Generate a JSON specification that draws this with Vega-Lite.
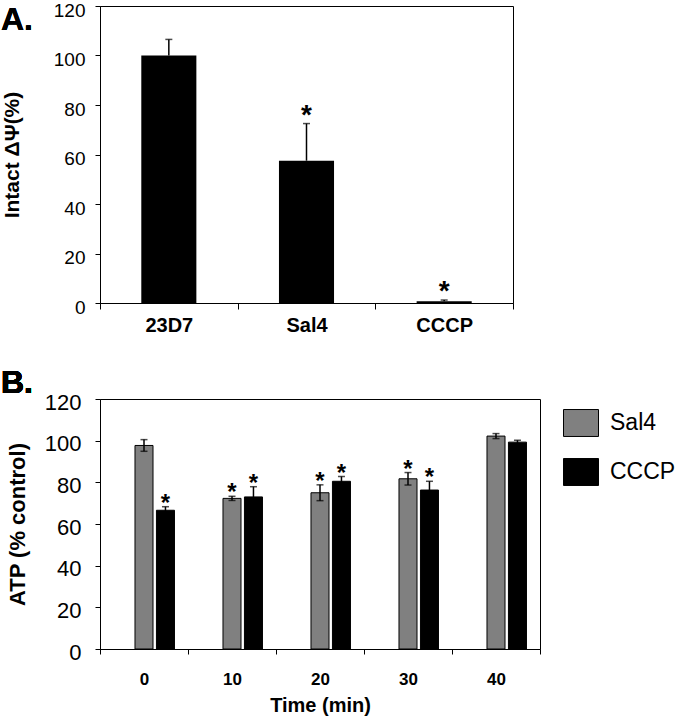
{
  "$schema": "https://vega.github.io/schema/vega-lite/v6.json",
  "padding": 0,
  "config": {
    "font": "Liberation Sans",
    "view": {"stroke": "#000", "strokeWidth": 1},
    "axis": {"domainColor": "#000", "tickColor": "#000", "labelColor": "#000", "titleColor": "#000", "grid": false, "domainWidth": 1, "tickWidth": 1}
  },
  "bounds": "flush",
  "spacing": 96,
  "resolve": {"scale": {"x": "independent", "y": "independent", "color": "independent"}, "legend": {"color": "independent"}},
  "vconcat": [
    {
      "width": 413,
      "height": 297,
      "data": {"values": [
        {"strain": "23D7", "mean": 100, "hi": 106.5, "sig": ""},
        {"strain": "Sal4", "mean": 57.5, "hi": 72.5, "sig": "*"},
        {"strain": "CCCP", "mean": 0.7, "hi": 1.2, "sig": "*"}
      ]},
      "encoding": {
        "x": {"field": "strain", "type": "nominal", "sort": null, "scale": {"paddingInner": 0, "paddingOuter": 0},
          "axis": {"title": null, "labelAngle": 0, "labelFontSize": 20, "labelFontWeight": "bold", "tickBand": "extent", "tickSize": 6, "labelPadding": 6}}
      },
      "layer": [
        {"mark": {"type": "bar", "width": {"band": 0.4}, "color": "#000"},
          "encoding": {"y": {"field": "mean", "type": "quantitative", "scale": {"domain": [0, 120]},
            "axis": {"values": [0, 20, 40, 60, 80, 100, 120], "title": "Intact ΔΨ(%)", "titleFontSize": 21, "titleFontWeight": "bold", "labelFontSize": 19, "labelOffset": 4, "tickSize": 5, "labelPadding": 10, "titlePadding": 31}}}},
        {"mark": {"type": "rule", "color": "#000", "strokeWidth": 1.5},
          "encoding": {"y": {"field": "mean", "type": "quantitative"}, "y2": {"field": "hi"}}},
        {"mark": {"type": "tick", "color": "#000", "size": 7, "thickness": 1.5},
          "encoding": {"y": {"field": "hi", "type": "quantitative"}}},
        {"mark": {"type": "text", "fontSize": 28, "fontWeight": "bold", "baseline": "alphabetic", "dy": 0, "color": "#000"},
          "encoding": {"y": {"field": "hi", "type": "quantitative"}, "text": {"field": "sig"}}},
        {"mark": {"type": "text", "text": "A.", "fontSize": 32, "fontWeight": "bold", "align": "left", "baseline": "alphabetic", "dx": -99, "dy": 24, "color": "#000"},
          "encoding": {"x": {"datum": "23D7", "bandPosition": 0}, "y": {"datum": 120}}}
      ]
    },
    {
      "width": 440,
      "height": 250,
      "data": {"values": [
        {"time": "0", "series": "Sal4", "mean": 97.7, "lo": 94.9, "hi": 100.5, "sig": ""},
        {"time": "0", "series": "CCCP", "mean": 66.6, "lo": 64.9, "hi": 68.3, "sig": "*"},
        {"time": "10", "series": "Sal4", "mean": 72.3, "lo": 71.3, "hi": 73.3, "sig": "*"},
        {"time": "10", "series": "CCCP", "mean": 73.0, "lo": 68.1, "hi": 77.9, "sig": "*"},
        {"time": "20", "series": "Sal4", "mean": 75.0, "lo": 71.2, "hi": 78.8, "sig": "*"},
        {"time": "20", "series": "CCCP", "mean": 80.5, "lo": 78.2, "hi": 82.8, "sig": "*"},
        {"time": "30", "series": "Sal4", "mean": 81.7, "lo": 78.7, "hi": 84.7, "sig": "*"},
        {"time": "30", "series": "CCCP", "mean": 76.3, "lo": 72.1, "hi": 80.5, "sig": "*"},
        {"time": "40", "series": "Sal4", "mean": 102.2, "lo": 101.0, "hi": 103.4, "sig": ""},
        {"time": "40", "series": "CCCP", "mean": 99.3, "lo": 98.4, "hi": 100.2, "sig": ""}
      ]},
      "encoding": {
        "x": {"field": "time", "type": "nominal", "sort": null, "scale": {"paddingInner": 0, "paddingOuter": 0},
          "axis": {"title": "Time (min)", "titleFontSize": 20, "titleFontWeight": "bold", "titlePadding": 8, "labelAngle": 0, "labelFontSize": 17, "labelFontWeight": "bold", "tickBand": "extent", "tickSize": 5, "labelPadding": 17}},
        "xOffset": {"field": "series", "type": "nominal", "scale": {"domain": ["_", "Sal4", "CCCP"], "paddingInner": 0.16, "paddingOuter": 0.63}}
      },
      "layer": [
        {"mark": {"type": "bar", "stroke": "#000", "strokeWidth": 1},
          "encoding": {
            "y": {"field": "mean", "type": "quantitative", "scale": {"domain": [0, 120]},
              "axis": {"values": [0, 20, 40, 60, 80, 100, 120], "title": "ATP (% control)", "titleFontSize": 22, "titleFontWeight": "bold", "labelFontSize": 22, "labelOffset": 3, "tickSize": 5, "labelPadding": 14, "titlePadding": 15}},
            "color": {"field": "series", "type": "nominal", "scale": {"domain": ["Sal4", "CCCP"], "range": ["#808080", "#000000"]},
              "legend": {"title": null, "orient": "none", "legendX": 463, "legendY": 6, "padding": 0, "symbolType": "M-1,-0.77H1V0.77H-1Z", "symbolSize": 1225, "symbolStrokeColor": "#000", "symbolStrokeWidth": 1, "symbolOpacity": 1, "labelFontSize": 23, "labelColor": "#000", "labelOffset": 11, "rowPadding": 15}}
          }},
        {"mark": {"type": "rule", "color": "#000", "strokeWidth": 1.5},
          "encoding": {"y": {"field": "lo", "type": "quantitative"}, "y2": {"field": "hi"}}},
        {"mark": {"type": "tick", "color": "#000", "size": 7, "thickness": 1.5},
          "encoding": {"y": {"field": "hi", "type": "quantitative"}}},
        {"mark": {"type": "tick", "color": "#000", "size": 7, "thickness": 1.5},
          "encoding": {"y": {"field": "lo", "type": "quantitative"}}},
        {"mark": {"type": "text", "fontSize": 24, "fontWeight": "bold", "baseline": "alphabetic", "dy": 4, "color": "#000"},
          "encoding": {"y": {"field": "hi", "type": "quantitative"}, "text": {"field": "sig"}}},
        {"mark": {"type": "text", "text": "B.", "fontSize": 32, "fontWeight": "bold", "align": "left", "baseline": "alphabetic", "dx": -99, "dy": -6, "color": "#000"},
          "encoding": {"x": {"datum": "0", "bandPosition": 0}, "y": {"datum": 120}, "xOffset": {"value": 0}}}
      ]
    }
  ]
}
----------
▸ **YOUR INSTRUCTIONS**: Repeat the data exactly, excluding the pictures.

▸ **REPLY TO THE EXERCISE**:
Generate a JSON specification that draws this with Vega-Lite.
{
  "$schema": "https://vega.github.io/schema/vega-lite/v6.json",
  "padding": 0,
  "config": {
    "font": "Liberation Sans",
    "view": {"stroke": "#000", "strokeWidth": 1},
    "axis": {"domainColor": "#000", "tickColor": "#000", "labelColor": "#000", "titleColor": "#000", "grid": false, "domainWidth": 1, "tickWidth": 1}
  },
  "bounds": "flush",
  "spacing": 96,
  "resolve": {"scale": {"x": "independent", "y": "independent", "color": "independent"}, "legend": {"color": "independent"}},
  "vconcat": [
    {
      "width": 413,
      "height": 297,
      "data": {"values": [
        {"strain": "23D7", "mean": 100, "hi": 106.5, "sig": ""},
        {"strain": "Sal4", "mean": 57.5, "hi": 72.5, "sig": "*"},
        {"strain": "CCCP", "mean": 0.7, "hi": 1.2, "sig": "*"}
      ]},
      "encoding": {
        "x": {"field": "strain", "type": "nominal", "sort": null, "scale": {"paddingInner": 0, "paddingOuter": 0},
          "axis": {"title": null, "labelAngle": 0, "labelFontSize": 20, "labelFontWeight": "bold", "tickBand": "extent", "tickSize": 6, "labelPadding": 6}}
      },
      "layer": [
        {"mark": {"type": "bar", "width": {"band": 0.4}, "color": "#000"},
          "encoding": {"y": {"field": "mean", "type": "quantitative", "scale": {"domain": [0, 120]},
            "axis": {"values": [0, 20, 40, 60, 80, 100, 120], "title": "Intact ΔΨ(%)", "titleFontSize": 21, "titleFontWeight": "bold", "labelFontSize": 19, "labelOffset": 4, "tickSize": 5, "labelPadding": 10, "titlePadding": 31}}}},
        {"mark": {"type": "rule", "color": "#000", "strokeWidth": 1.5},
          "encoding": {"y": {"field": "mean", "type": "quantitative"}, "y2": {"field": "hi"}}},
        {"mark": {"type": "tick", "color": "#000", "size": 7, "thickness": 1.5},
          "encoding": {"y": {"field": "hi", "type": "quantitative"}}},
        {"mark": {"type": "text", "fontSize": 28, "fontWeight": "bold", "baseline": "alphabetic", "dy": 0, "color": "#000"},
          "encoding": {"y": {"field": "hi", "type": "quantitative"}, "text": {"field": "sig"}}},
        {"mark": {"type": "text", "text": "A.", "fontSize": 32, "fontWeight": "bold", "align": "left", "baseline": "alphabetic", "dx": -99, "dy": 24, "color": "#000"},
          "encoding": {"x": {"datum": "23D7", "bandPosition": 0}, "y": {"datum": 120}}}
      ]
    },
    {
      "width": 440,
      "height": 250,
      "data": {"values": [
        {"time": "0", "series": "Sal4", "mean": 97.7, "lo": 94.9, "hi": 100.5, "sig": ""},
        {"time": "0", "series": "CCCP", "mean": 66.6, "lo": 64.9, "hi": 68.3, "sig": "*"},
        {"time": "10", "series": "Sal4", "mean": 72.3, "lo": 71.3, "hi": 73.3, "sig": "*"},
        {"time": "10", "series": "CCCP", "mean": 73.0, "lo": 68.1, "hi": 77.9, "sig": "*"},
        {"time": "20", "series": "Sal4", "mean": 75.0, "lo": 71.2, "hi": 78.8, "sig": "*"},
        {"time": "20", "series": "CCCP", "mean": 80.5, "lo": 78.2, "hi": 82.8, "sig": "*"},
        {"time": "30", "series": "Sal4", "mean": 81.7, "lo": 78.7, "hi": 84.7, "sig": "*"},
        {"time": "30", "series": "CCCP", "mean": 76.3, "lo": 72.1, "hi": 80.5, "sig": "*"},
        {"time": "40", "series": "Sal4", "mean": 102.2, "lo": 101.0, "hi": 103.4, "sig": ""},
        {"time": "40", "series": "CCCP", "mean": 99.3, "lo": 98.4, "hi": 100.2, "sig": ""}
      ]},
      "encoding": {
        "x": {"field": "time", "type": "nominal", "sort": null, "scale": {"paddingInner": 0, "paddingOuter": 0},
          "axis": {"title": "Time (min)", "titleFontSize": 20, "titleFontWeight": "bold", "titlePadding": 8, "labelAngle": 0, "labelFontSize": 17, "labelFontWeight": "bold", "tickBand": "extent", "tickSize": 5, "labelPadding": 17}},
        "xOffset": {"field": "series", "type": "nominal", "scale": {"domain": ["_", "Sal4", "CCCP"], "paddingInner": 0.16, "paddingOuter": 0.63}}
      },
      "layer": [
        {"mark": {"type": "bar", "stroke": "#000", "strokeWidth": 1},
          "encoding": {
            "y": {"field": "mean", "type": "quantitative", "scale": {"domain": [0, 120]},
              "axis": {"values": [0, 20, 40, 60, 80, 100, 120], "title": "ATP (% control)", "titleFontSize": 22, "titleFontWeight": "bold", "labelFontSize": 22, "labelOffset": 3, "tickSize": 5, "labelPadding": 14, "titlePadding": 15}},
            "color": {"field": "series", "type": "nominal", "scale": {"domain": ["Sal4", "CCCP"], "range": ["#808080", "#000000"]},
              "legend": {"title": null, "orient": "none", "legendX": 463, "legendY": 6, "padding": 0, "symbolType": "M-1,-0.77H1V0.77H-1Z", "symbolSize": 1225, "symbolStrokeColor": "#000", "symbolStrokeWidth": 1, "symbolOpacity": 1, "labelFontSize": 23, "labelColor": "#000", "labelOffset": 11, "rowPadding": 15}}
          }},
        {"mark": {"type": "rule", "color": "#000", "strokeWidth": 1.5},
          "encoding": {"y": {"field": "lo", "type": "quantitative"}, "y2": {"field": "hi"}}},
        {"mark": {"type": "tick", "color": "#000", "size": 7, "thickness": 1.5},
          "encoding": {"y": {"field": "hi", "type": "quantitative"}}},
        {"mark": {"type": "tick", "color": "#000", "size": 7, "thickness": 1.5},
          "encoding": {"y": {"field": "lo", "type": "quantitative"}}},
        {"mark": {"type": "text", "fontSize": 24, "fontWeight": "bold", "baseline": "alphabetic", "dy": 4, "color": "#000"},
          "encoding": {"y": {"field": "hi", "type": "quantitative"}, "text": {"field": "sig"}}},
        {"mark": {"type": "text", "text": "B.", "fontSize": 32, "fontWeight": "bold", "align": "left", "baseline": "alphabetic", "dx": -99, "dy": -6, "color": "#000"},
          "encoding": {"x": {"datum": "0", "bandPosition": 0}, "y": {"datum": 120}, "xOffset": {"value": 0}}}
      ]
    }
  ]
}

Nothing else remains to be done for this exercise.